*** DATA BLOCK ***

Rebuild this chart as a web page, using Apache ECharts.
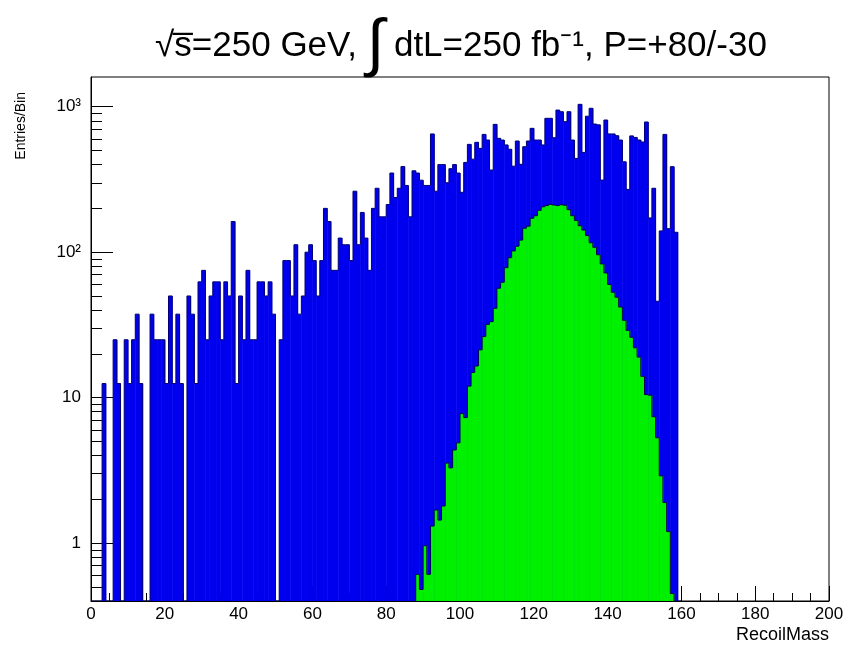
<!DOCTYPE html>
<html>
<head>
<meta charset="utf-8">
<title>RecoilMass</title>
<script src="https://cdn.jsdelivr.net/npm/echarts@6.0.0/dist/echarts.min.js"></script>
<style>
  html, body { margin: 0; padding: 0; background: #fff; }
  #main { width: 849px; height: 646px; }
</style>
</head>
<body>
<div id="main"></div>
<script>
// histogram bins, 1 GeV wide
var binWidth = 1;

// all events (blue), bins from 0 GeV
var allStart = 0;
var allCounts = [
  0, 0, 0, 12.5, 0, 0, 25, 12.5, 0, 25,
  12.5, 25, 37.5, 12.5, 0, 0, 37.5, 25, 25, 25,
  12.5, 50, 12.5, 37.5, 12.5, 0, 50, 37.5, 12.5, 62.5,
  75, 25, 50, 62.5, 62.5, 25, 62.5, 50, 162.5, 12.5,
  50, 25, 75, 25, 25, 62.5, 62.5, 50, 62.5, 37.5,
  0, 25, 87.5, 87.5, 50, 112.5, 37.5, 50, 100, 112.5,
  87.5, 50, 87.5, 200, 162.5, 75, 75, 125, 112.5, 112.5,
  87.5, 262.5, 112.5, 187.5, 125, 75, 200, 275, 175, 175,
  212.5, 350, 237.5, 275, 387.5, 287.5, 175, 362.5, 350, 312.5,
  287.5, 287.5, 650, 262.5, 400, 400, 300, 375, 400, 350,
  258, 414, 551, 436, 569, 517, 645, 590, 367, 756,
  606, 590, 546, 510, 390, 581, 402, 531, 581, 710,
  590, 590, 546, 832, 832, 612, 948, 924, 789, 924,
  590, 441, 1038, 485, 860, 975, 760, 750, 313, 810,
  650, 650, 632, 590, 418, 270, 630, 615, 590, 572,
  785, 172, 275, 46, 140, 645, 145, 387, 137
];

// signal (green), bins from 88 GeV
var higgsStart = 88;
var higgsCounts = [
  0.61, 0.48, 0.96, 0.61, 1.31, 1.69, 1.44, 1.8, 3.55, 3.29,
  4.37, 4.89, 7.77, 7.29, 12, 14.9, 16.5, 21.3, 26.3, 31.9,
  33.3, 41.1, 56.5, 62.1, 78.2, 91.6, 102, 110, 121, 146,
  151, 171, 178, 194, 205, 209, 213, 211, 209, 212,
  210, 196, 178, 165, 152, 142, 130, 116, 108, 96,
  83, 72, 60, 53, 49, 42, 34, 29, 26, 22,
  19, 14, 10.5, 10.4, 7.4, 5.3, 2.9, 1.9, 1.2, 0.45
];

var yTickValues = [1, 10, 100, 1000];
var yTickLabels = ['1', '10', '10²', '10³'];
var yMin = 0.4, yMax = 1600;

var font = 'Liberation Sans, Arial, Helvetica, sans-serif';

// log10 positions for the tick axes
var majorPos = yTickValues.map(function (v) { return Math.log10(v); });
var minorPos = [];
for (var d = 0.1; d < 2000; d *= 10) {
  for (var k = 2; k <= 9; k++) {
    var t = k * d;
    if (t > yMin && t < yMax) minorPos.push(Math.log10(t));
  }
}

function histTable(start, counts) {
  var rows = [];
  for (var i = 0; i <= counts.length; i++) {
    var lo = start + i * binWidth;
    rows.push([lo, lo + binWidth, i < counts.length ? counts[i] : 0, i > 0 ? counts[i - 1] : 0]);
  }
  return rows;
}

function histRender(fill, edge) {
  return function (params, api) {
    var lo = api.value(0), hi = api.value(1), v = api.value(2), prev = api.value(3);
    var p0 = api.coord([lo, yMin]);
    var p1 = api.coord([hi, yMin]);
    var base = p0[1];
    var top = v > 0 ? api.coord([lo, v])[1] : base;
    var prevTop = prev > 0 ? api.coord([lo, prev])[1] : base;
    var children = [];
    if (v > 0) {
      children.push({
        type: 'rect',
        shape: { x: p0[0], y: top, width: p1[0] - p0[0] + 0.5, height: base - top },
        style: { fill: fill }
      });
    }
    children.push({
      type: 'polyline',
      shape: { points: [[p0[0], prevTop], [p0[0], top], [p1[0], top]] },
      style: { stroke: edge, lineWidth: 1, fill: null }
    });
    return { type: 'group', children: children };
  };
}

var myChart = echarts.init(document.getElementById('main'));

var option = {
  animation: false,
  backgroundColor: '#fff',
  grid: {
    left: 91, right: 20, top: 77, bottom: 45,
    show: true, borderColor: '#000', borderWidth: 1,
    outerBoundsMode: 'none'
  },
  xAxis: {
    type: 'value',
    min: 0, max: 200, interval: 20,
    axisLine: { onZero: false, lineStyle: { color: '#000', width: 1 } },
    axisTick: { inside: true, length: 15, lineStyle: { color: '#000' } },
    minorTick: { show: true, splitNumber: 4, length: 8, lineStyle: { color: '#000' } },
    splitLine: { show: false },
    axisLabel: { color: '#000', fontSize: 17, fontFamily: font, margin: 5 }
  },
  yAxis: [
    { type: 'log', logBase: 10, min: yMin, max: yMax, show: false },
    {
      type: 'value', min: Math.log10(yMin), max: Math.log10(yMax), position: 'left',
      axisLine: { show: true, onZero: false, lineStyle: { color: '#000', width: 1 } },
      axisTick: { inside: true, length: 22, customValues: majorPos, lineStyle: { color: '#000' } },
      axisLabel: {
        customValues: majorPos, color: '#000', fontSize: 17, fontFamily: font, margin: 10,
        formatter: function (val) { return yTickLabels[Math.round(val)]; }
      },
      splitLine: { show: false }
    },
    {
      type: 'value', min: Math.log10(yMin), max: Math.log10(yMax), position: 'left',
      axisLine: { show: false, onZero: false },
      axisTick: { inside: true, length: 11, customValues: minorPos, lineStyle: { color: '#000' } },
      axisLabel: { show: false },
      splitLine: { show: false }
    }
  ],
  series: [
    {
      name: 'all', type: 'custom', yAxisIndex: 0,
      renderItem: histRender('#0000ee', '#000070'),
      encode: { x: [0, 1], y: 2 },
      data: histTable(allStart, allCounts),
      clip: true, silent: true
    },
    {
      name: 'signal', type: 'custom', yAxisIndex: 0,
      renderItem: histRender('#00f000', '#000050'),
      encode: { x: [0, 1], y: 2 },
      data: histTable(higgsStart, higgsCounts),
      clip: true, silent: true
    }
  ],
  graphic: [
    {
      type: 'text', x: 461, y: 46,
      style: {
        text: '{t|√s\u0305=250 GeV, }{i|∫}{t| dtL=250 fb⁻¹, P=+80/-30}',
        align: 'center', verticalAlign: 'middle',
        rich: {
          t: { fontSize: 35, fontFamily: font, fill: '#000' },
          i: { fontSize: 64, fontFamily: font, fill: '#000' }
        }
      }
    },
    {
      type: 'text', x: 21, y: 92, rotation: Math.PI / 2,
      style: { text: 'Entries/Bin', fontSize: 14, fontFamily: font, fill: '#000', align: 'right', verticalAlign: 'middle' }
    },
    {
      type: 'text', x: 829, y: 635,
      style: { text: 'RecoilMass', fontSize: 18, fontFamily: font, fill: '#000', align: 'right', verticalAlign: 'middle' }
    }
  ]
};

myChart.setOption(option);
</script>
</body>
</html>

***

GIVEN EXERCISE:
Quote the material exactly. Pictures stay out.

THE RESPONSE:
Rebuild this chart as a web page, using Apache ECharts.
<!DOCTYPE html>
<html>
<head>
<meta charset="utf-8">
<title>RecoilMass</title>
<script src="https://cdn.jsdelivr.net/npm/echarts@6.0.0/dist/echarts.min.js"></script>
<style>
  html, body { margin: 0; padding: 0; background: #fff; }
  #main { width: 849px; height: 646px; }
</style>
</head>
<body>
<div id="main"></div>
<script>
// histogram bins, 1 GeV wide
var binWidth = 1;

// all events (blue), bins from 0 GeV
var allStart = 0;
var allCounts = [
  0, 0, 0, 12.5, 0, 0, 25, 12.5, 0, 25,
  12.5, 25, 37.5, 12.5, 0, 0, 37.5, 25, 25, 25,
  12.5, 50, 12.5, 37.5, 12.5, 0, 50, 37.5, 12.5, 62.5,
  75, 25, 50, 62.5, 62.5, 25, 62.5, 50, 162.5, 12.5,
  50, 25, 75, 25, 25, 62.5, 62.5, 50, 62.5, 37.5,
  0, 25, 87.5, 87.5, 50, 112.5, 37.5, 50, 100, 112.5,
  87.5, 50, 87.5, 200, 162.5, 75, 75, 125, 112.5, 112.5,
  87.5, 262.5, 112.5, 187.5, 125, 75, 200, 275, 175, 175,
  212.5, 350, 237.5, 275, 387.5, 287.5, 175, 362.5, 350, 312.5,
  287.5, 287.5, 650, 262.5, 400, 400, 300, 375, 400, 350,
  258, 414, 551, 436, 569, 517, 645, 590, 367, 756,
  606, 590, 546, 510, 390, 581, 402, 531, 581, 710,
  590, 590, 546, 832, 832, 612, 948, 924, 789, 924,
  590, 441, 1038, 485, 860, 975, 760, 750, 313, 810,
  650, 650, 632, 590, 418, 270, 630, 615, 590, 572,
  785, 172, 275, 46, 140, 645, 145, 387, 137
];

// signal (green), bins from 88 GeV
var higgsStart = 88;
var higgsCounts = [
  0.61, 0.48, 0.96, 0.61, 1.31, 1.69, 1.44, 1.8, 3.55, 3.29,
  4.37, 4.89, 7.77, 7.29, 12, 14.9, 16.5, 21.3, 26.3, 31.9,
  33.3, 41.1, 56.5, 62.1, 78.2, 91.6, 102, 110, 121, 146,
  151, 171, 178, 194, 205, 209, 213, 211, 209, 212,
  210, 196, 178, 165, 152, 142, 130, 116, 108, 96,
  83, 72, 60, 53, 49, 42, 34, 29, 26, 22,
  19, 14, 10.5, 10.4, 7.4, 5.3, 2.9, 1.9, 1.2, 0.45
];

var yTickValues = [1, 10, 100, 1000];
var yTickLabels = ['1', '10', '10²', '10³'];
var yMin = 0.4, yMax = 1600;

var font = 'Liberation Sans, Arial, Helvetica, sans-serif';

// log10 positions for the tick axes
var majorPos = yTickValues.map(function (v) { return Math.log10(v); });
var minorPos = [];
for (var d = 0.1; d < 2000; d *= 10) {
  for (var k = 2; k <= 9; k++) {
    var t = k * d;
    if (t > yMin && t < yMax) minorPos.push(Math.log10(t));
  }
}

function histTable(start, counts) {
  var rows = [];
  for (var i = 0; i <= counts.length; i++) {
    var lo = start + i * binWidth;
    rows.push([lo, lo + binWidth, i < counts.length ? counts[i] : 0, i > 0 ? counts[i - 1] : 0]);
  }
  return rows;
}

function histRender(fill, edge) {
  return function (params, api) {
    var lo = api.value(0), hi = api.value(1), v = api.value(2), prev = api.value(3);
    var p0 = api.coord([lo, yMin]);
    var p1 = api.coord([hi, yMin]);
    var base = p0[1];
    var top = v > 0 ? api.coord([lo, v])[1] : base;
    var prevTop = prev > 0 ? api.coord([lo, prev])[1] : base;
    var children = [];
    if (v > 0) {
      children.push({
        type: 'rect',
        shape: { x: p0[0], y: top, width: p1[0] - p0[0] + 0.5, height: base - top },
        style: { fill: fill }
      });
    }
    children.push({
      type: 'polyline',
      shape: { points: [[p0[0], prevTop], [p0[0], top], [p1[0], top]] },
      style: { stroke: edge, lineWidth: 1, fill: null }
    });
    return { type: 'group', children: children };
  };
}

var myChart = echarts.init(document.getElementById('main'));

var option = {
  animation: false,
  backgroundColor: '#fff',
  grid: {
    left: 91, right: 20, top: 77, bottom: 45,
    show: true, borderColor: '#000', borderWidth: 1,
    outerBoundsMode: 'none'
  },
  xAxis: {
    type: 'value',
    min: 0, max: 200, interval: 20,
    axisLine: { onZero: false, lineStyle: { color: '#000', width: 1 } },
    axisTick: { inside: true, length: 15, lineStyle: { color: '#000' } },
    minorTick: { show: true, splitNumber: 4, length: 8, lineStyle: { color: '#000' } },
    splitLine: { show: false },
    axisLabel: { color: '#000', fontSize: 17, fontFamily: font, margin: 5 }
  },
  yAxis: [
    { type: 'log', logBase: 10, min: yMin, max: yMax, show: false },
    {
      type: 'value', min: Math.log10(yMin), max: Math.log10(yMax), position: 'left',
      axisLine: { show: true, onZero: false, lineStyle: { color: '#000', width: 1 } },
      axisTick: { inside: true, length: 22, customValues: majorPos, lineStyle: { color: '#000' } },
      axisLabel: {
        customValues: majorPos, color: '#000', fontSize: 17, fontFamily: font, margin: 10,
        formatter: function (val) { return yTickLabels[Math.round(val)]; }
      },
      splitLine: { show: false }
    },
    {
      type: 'value', min: Math.log10(yMin), max: Math.log10(yMax), position: 'left',
      axisLine: { show: false, onZero: false },
      axisTick: { inside: true, length: 11, customValues: minorPos, lineStyle: { color: '#000' } },
      axisLabel: { show: false },
      splitLine: { show: false }
    }
  ],
  series: [
    {
      name: 'all', type: 'custom', yAxisIndex: 0,
      renderItem: histRender('#0000ee', '#000070'),
      encode: { x: [0, 1], y: 2 },
      data: histTable(allStart, allCounts),
      clip: true, silent: true
    },
    {
      name: 'signal', type: 'custom', yAxisIndex: 0,
      renderItem: histRender('#00f000', '#000050'),
      encode: { x: [0, 1], y: 2 },
      data: histTable(higgsStart, higgsCounts),
      clip: true, silent: true
    }
  ],
  graphic: [
    {
      type: 'text', x: 461, y: 46,
      style: {
        text: '{t|√s\u0305=250 GeV, }{i|∫}{t| dtL=250 fb⁻¹, P=+80/-30}',
        align: 'center', verticalAlign: 'middle',
        rich: {
          t: { fontSize: 35, fontFamily: font, fill: '#000' },
          i: { fontSize: 64, fontFamily: font, fill: '#000' }
        }
      }
    },
    {
      type: 'text', x: 21, y: 92, rotation: Math.PI / 2,
      style: { text: 'Entries/Bin', fontSize: 14, fontFamily: font, fill: '#000', align: 'right', verticalAlign: 'middle' }
    },
    {
      type: 'text', x: 829, y: 635,
      style: { text: 'RecoilMass', fontSize: 18, fontFamily: font, fill: '#000', align: 'right', verticalAlign: 'middle' }
    }
  ]
};

myChart.setOption(option);
</script>
</body>
</html>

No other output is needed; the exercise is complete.